Your work for the second is wrong when you apply the Master theorem to T(lg m) when its expression contains the n term. As I answered on SO before your question was closed there, we can see from the first few terms of this recurrence - $T(1) = 1$, $T(2) = 1 + 1/2$, $T(3) = 1 + 1/2 + 1/3$, ... - this is just the harmonic series, plus some arbitary constant.

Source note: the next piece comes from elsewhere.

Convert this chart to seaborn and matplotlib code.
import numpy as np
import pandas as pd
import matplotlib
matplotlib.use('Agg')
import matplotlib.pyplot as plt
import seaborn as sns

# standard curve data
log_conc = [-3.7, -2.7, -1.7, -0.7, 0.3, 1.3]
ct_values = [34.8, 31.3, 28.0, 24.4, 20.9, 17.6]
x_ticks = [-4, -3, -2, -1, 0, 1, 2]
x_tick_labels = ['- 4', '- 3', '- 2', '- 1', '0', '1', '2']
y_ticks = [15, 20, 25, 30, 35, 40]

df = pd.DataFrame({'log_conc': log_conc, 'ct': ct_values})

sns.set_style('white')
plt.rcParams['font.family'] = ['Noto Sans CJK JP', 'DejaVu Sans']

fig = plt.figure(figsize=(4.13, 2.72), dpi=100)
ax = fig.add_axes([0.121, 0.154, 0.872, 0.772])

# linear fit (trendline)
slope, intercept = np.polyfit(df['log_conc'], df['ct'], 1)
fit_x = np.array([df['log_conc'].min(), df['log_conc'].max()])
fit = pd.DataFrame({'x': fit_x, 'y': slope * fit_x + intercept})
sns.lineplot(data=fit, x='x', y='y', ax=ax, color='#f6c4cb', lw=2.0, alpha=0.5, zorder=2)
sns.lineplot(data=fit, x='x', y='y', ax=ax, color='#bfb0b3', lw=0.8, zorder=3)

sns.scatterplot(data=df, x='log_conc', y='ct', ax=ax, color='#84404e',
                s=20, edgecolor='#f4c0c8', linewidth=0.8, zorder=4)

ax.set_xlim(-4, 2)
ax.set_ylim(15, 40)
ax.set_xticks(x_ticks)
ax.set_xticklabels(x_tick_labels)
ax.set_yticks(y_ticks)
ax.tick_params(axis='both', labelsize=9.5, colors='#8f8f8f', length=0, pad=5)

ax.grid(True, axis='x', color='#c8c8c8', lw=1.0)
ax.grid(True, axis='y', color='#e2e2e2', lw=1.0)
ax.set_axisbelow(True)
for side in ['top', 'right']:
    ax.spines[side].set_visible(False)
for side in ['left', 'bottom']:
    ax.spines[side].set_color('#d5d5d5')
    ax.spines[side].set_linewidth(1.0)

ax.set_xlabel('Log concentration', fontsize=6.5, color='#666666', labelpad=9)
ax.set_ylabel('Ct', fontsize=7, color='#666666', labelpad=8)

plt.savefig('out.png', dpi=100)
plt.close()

Since the growth order of the kth partial sum of the harmonic series grows on the order O(log k), this is what your answer must turn out to be. If it were me, I'd simply find a proof of this fact and use that to prove the order of your recurrence.
For the third one, it's a little tricky. Right away we know that $I(n) < J(n)$ where $J(n) = J(n/2) + n$. Since $J(n) = Theta(n)$ by the Master Theorem, we can say that $I(n) = O(n)$. We may also gain some insight by observing $I(n) > K(n)$ where $K(n) = K(n/2) + n^0.999...9$, and since $K(n) = Theta(n^0.999...9)$ by the Master Theorem, we know $I(n) = Omega(n^0.999...9)$ (remember, any polynomial - even $n^0.000...1$ - grows faster than a logarithm).
Given this, the answer is probably a function of the form n/log^k(n).We can guess k = 1 and see whether we have enough to solve it:
Assume $I(n) <= cn/log(n)$. Then is it the case that $I(2n) = I(n) + 2n/log(2n) <= cn/log(n) + 2n/log(2n) <= 2cn/log(2n)$? $2n/log(2n) <= cn(2/log(2n) - 1/log(n))$, so $2 <= c(2 - log(2n)/log(n))$, so $2 <= c(2 - 1/log(n) - 1)$
As n increases, the RHS decreases asymptotically to c; in particular, for $n = 4$, we have $2 <= c(2 - 1/2 - 1) = c/2$, and the choice $c = 4$ works.
So we have an even better bound than before, namely, $I(n) = O(n/log(n))$. We can check whether, possibly, $I(n) = Omega(n/log(n))$ as well. If so, we're done. Otherwise, we might be able to keep going on k.
Assume $I(n) >= cn/log(n)$. Is $I(2n) = I(n) + 2n/log(2n) >= cn/log(n) + 2n/log(2n) >= 2cn/log(2n)$? $2n/log(2n) >= cn(2/log(2n) - 1/log(n))$, so $2 >= c(2 - log(2n)/log(n))$, and $2 >= c(2 - 1/log(n) - 1)$.
Again, as n goes to infinity, the RHS goes to c. In particular, for $n = 4$, we have 2$ >= c/2$. We can choose $c = 4$ and get that $I(n) = Omega(n/log(n))$.
Since we have $I(n) = O(n/log(n))$ and $I(n) = Omega(n/log(n))$, we know $I(n) = Theta(n/log(n))$, and we're done. Just to be clear, we have found that $2n/log(n) <= I(n) <= 4n/log(n)$ for $n >= 4$.